**RECORDS SUPPLIED**:
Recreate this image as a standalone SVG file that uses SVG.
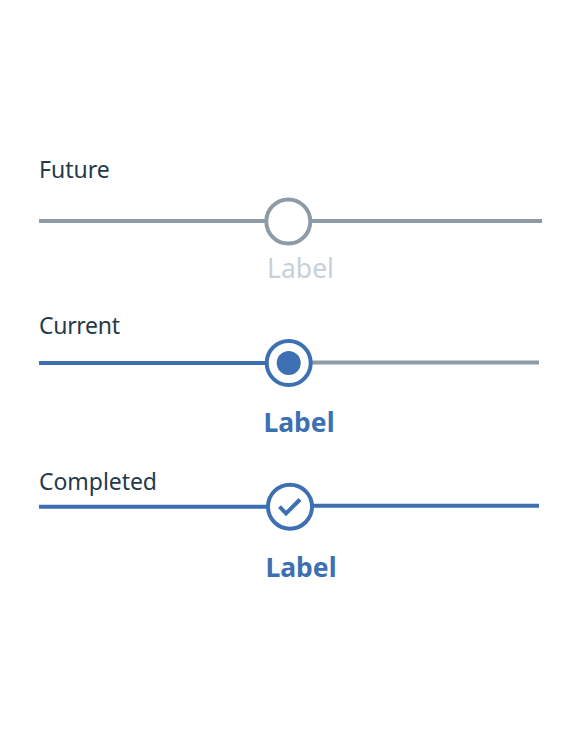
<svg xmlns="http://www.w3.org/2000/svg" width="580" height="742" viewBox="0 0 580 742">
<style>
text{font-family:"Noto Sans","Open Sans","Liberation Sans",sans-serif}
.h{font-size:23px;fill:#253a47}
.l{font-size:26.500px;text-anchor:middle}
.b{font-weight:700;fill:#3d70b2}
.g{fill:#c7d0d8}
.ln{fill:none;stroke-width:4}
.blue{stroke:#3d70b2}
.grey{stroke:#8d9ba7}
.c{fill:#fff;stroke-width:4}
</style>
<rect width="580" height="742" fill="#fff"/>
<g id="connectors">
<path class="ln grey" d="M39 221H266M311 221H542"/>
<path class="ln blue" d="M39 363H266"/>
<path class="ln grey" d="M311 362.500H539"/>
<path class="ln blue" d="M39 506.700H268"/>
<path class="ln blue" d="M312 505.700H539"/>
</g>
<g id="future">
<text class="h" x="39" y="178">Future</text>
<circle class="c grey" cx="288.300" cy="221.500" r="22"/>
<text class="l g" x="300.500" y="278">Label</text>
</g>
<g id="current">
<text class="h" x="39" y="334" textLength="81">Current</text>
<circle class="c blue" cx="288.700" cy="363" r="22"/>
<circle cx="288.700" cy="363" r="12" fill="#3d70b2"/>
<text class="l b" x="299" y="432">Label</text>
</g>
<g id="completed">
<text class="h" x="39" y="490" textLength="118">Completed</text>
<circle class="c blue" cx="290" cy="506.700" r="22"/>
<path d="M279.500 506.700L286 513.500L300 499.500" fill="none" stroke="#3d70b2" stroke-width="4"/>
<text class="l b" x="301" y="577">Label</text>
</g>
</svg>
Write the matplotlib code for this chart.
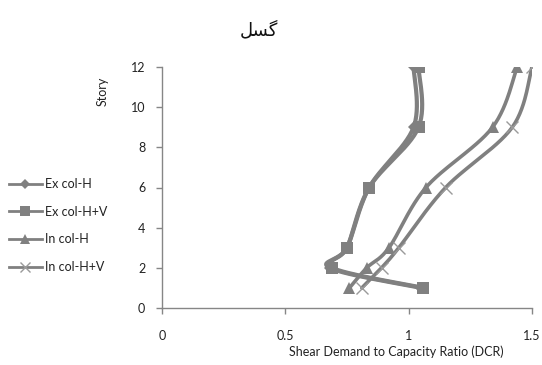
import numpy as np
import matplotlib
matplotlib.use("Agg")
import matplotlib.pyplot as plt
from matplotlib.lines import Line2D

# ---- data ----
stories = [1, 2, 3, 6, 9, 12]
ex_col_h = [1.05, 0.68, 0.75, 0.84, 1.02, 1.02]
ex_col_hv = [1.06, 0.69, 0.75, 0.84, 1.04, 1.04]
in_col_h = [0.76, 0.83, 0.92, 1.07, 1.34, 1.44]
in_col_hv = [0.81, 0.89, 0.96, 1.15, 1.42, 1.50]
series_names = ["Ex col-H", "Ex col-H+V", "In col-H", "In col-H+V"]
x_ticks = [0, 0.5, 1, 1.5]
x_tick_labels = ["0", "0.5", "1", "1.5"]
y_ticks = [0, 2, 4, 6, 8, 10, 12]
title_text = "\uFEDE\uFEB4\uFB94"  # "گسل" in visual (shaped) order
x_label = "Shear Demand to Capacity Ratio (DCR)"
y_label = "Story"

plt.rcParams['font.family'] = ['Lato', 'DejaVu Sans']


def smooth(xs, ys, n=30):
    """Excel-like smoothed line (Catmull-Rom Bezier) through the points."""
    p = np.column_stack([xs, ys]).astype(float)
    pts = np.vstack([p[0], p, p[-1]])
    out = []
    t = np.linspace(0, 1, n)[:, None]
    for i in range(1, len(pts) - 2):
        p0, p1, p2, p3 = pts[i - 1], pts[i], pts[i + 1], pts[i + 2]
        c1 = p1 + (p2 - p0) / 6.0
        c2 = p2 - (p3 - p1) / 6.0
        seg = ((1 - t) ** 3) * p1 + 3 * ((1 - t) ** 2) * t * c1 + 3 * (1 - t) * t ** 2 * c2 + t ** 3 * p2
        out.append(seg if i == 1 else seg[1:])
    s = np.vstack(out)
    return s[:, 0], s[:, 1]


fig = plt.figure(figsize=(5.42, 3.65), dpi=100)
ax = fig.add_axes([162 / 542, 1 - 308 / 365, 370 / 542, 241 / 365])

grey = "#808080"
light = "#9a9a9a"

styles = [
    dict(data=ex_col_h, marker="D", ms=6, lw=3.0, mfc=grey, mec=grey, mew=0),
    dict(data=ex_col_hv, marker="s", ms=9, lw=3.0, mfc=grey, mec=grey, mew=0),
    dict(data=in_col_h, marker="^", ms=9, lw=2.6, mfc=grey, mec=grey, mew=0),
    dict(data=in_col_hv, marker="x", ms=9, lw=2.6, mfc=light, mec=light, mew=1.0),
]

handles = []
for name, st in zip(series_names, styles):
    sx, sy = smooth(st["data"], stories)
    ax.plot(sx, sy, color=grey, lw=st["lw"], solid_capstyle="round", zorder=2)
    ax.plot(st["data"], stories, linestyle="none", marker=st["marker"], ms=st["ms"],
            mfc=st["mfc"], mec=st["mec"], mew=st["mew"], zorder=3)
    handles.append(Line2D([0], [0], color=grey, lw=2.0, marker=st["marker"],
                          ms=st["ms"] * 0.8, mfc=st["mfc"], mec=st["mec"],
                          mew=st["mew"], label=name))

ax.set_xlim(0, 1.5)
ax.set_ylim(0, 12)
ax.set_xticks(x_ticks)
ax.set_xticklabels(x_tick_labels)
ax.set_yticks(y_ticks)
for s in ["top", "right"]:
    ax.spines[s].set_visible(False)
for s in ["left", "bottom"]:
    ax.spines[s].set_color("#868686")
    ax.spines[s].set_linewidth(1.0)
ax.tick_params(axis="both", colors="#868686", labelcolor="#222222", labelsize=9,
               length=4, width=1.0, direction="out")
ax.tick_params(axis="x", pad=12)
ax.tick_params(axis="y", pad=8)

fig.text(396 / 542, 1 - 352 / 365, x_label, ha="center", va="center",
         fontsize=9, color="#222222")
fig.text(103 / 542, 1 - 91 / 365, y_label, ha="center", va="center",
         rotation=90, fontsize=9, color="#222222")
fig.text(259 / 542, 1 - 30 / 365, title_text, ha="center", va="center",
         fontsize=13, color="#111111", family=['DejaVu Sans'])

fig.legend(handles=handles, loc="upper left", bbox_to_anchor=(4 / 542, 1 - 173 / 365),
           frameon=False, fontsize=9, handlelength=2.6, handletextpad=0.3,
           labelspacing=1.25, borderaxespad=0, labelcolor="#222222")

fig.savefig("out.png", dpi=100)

**TASK**: Exclude the pictures. Write out the remaining data exactly.

**TASK SOLUTION**:
Recreate this image as a standalone SVG file that uses SVG.
<svg xmlns="http://www.w3.org/2000/svg" width="580" height="742" viewBox="0 0 580 742">
<style>
text{font-family:"Noto Sans","Open Sans","Liberation Sans",sans-serif}
.h{font-size:23px;fill:#253a47}
.l{font-size:26.500px;text-anchor:middle}
.b{font-weight:700;fill:#3d70b2}
.g{fill:#c7d0d8}
.ln{fill:none;stroke-width:4}
.blue{stroke:#3d70b2}
.grey{stroke:#8d9ba7}
.c{fill:#fff;stroke-width:4}
</style>
<rect width="580" height="742" fill="#fff"/>
<g id="connectors">
<path class="ln grey" d="M39 221H266M311 221H542"/>
<path class="ln blue" d="M39 363H266"/>
<path class="ln grey" d="M311 362.500H539"/>
<path class="ln blue" d="M39 506.700H268"/>
<path class="ln blue" d="M312 505.700H539"/>
</g>
<g id="future">
<text class="h" x="39" y="178">Future</text>
<circle class="c grey" cx="288.300" cy="221.500" r="22"/>
<text class="l g" x="300.500" y="278">Label</text>
</g>
<g id="current">
<text class="h" x="39" y="334" textLength="81">Current</text>
<circle class="c blue" cx="288.700" cy="363" r="22"/>
<circle cx="288.700" cy="363" r="12" fill="#3d70b2"/>
<text class="l b" x="299" y="432">Label</text>
</g>
<g id="completed">
<text class="h" x="39" y="490" textLength="118">Completed</text>
<circle class="c blue" cx="290" cy="506.700" r="22"/>
<path d="M279.500 506.700L286 513.500L300 499.500" fill="none" stroke="#3d70b2" stroke-width="4"/>
<text class="l b" x="301" y="577">Label</text>
</g>
</svg>
Write the matplotlib code for this chart.
import numpy as np
import matplotlib
matplotlib.use("Agg")
import matplotlib.pyplot as plt
from matplotlib.lines import Line2D

# ---- data ----
stories = [1, 2, 3, 6, 9, 12]
ex_col_h = [1.05, 0.68, 0.75, 0.84, 1.02, 1.02]
ex_col_hv = [1.06, 0.69, 0.75, 0.84, 1.04, 1.04]
in_col_h = [0.76, 0.83, 0.92, 1.07, 1.34, 1.44]
in_col_hv = [0.81, 0.89, 0.96, 1.15, 1.42, 1.50]
series_names = ["Ex col-H", "Ex col-H+V", "In col-H", "In col-H+V"]
x_ticks = [0, 0.5, 1, 1.5]
x_tick_labels = ["0", "0.5", "1", "1.5"]
y_ticks = [0, 2, 4, 6, 8, 10, 12]
title_text = "\uFEDE\uFEB4\uFB94"  # "گسل" in visual (shaped) order
x_label = "Shear Demand to Capacity Ratio (DCR)"
y_label = "Story"

plt.rcParams['font.family'] = ['Lato', 'DejaVu Sans']


def smooth(xs, ys, n=30):
    """Excel-like smoothed line (Catmull-Rom Bezier) through the points."""
    p = np.column_stack([xs, ys]).astype(float)
    pts = np.vstack([p[0], p, p[-1]])
    out = []
    t = np.linspace(0, 1, n)[:, None]
    for i in range(1, len(pts) - 2):
        p0, p1, p2, p3 = pts[i - 1], pts[i], pts[i + 1], pts[i + 2]
        c1 = p1 + (p2 - p0) / 6.0
        c2 = p2 - (p3 - p1) / 6.0
        seg = ((1 - t) ** 3) * p1 + 3 * ((1 - t) ** 2) * t * c1 + 3 * (1 - t) * t ** 2 * c2 + t ** 3 * p2
        out.append(seg if i == 1 else seg[1:])
    s = np.vstack(out)
    return s[:, 0], s[:, 1]


fig = plt.figure(figsize=(5.42, 3.65), dpi=100)
ax = fig.add_axes([162 / 542, 1 - 308 / 365, 370 / 542, 241 / 365])

grey = "#808080"
light = "#9a9a9a"

styles = [
    dict(data=ex_col_h, marker="D", ms=6, lw=3.0, mfc=grey, mec=grey, mew=0),
    dict(data=ex_col_hv, marker="s", ms=9, lw=3.0, mfc=grey, mec=grey, mew=0),
    dict(data=in_col_h, marker="^", ms=9, lw=2.6, mfc=grey, mec=grey, mew=0),
    dict(data=in_col_hv, marker="x", ms=9, lw=2.6, mfc=light, mec=light, mew=1.0),
]

handles = []
for name, st in zip(series_names, styles):
    sx, sy = smooth(st["data"], stories)
    ax.plot(sx, sy, color=grey, lw=st["lw"], solid_capstyle="round", zorder=2)
    ax.plot(st["data"], stories, linestyle="none", marker=st["marker"], ms=st["ms"],
            mfc=st["mfc"], mec=st["mec"], mew=st["mew"], zorder=3)
    handles.append(Line2D([0], [0], color=grey, lw=2.0, marker=st["marker"],
                          ms=st["ms"] * 0.8, mfc=st["mfc"], mec=st["mec"],
                          mew=st["mew"], label=name))

ax.set_xlim(0, 1.5)
ax.set_ylim(0, 12)
ax.set_xticks(x_ticks)
ax.set_xticklabels(x_tick_labels)
ax.set_yticks(y_ticks)
for s in ["top", "right"]:
    ax.spines[s].set_visible(False)
for s in ["left", "bottom"]:
    ax.spines[s].set_color("#868686")
    ax.spines[s].set_linewidth(1.0)
ax.tick_params(axis="both", colors="#868686", labelcolor="#222222", labelsize=9,
               length=4, width=1.0, direction="out")
ax.tick_params(axis="x", pad=12)
ax.tick_params(axis="y", pad=8)

fig.text(396 / 542, 1 - 352 / 365, x_label, ha="center", va="center",
         fontsize=9, color="#222222")
fig.text(103 / 542, 1 - 91 / 365, y_label, ha="center", va="center",
         rotation=90, fontsize=9, color="#222222")
fig.text(259 / 542, 1 - 30 / 365, title_text, ha="center", va="center",
         fontsize=13, color="#111111", family=['DejaVu Sans'])

fig.legend(handles=handles, loc="upper left", bbox_to_anchor=(4 / 542, 1 - 173 / 365),
           frameon=False, fontsize=9, handlelength=2.6, handletextpad=0.3,
           labelspacing=1.25, borderaxespad=0, labelcolor="#222222")

fig.savefig("out.png", dpi=100)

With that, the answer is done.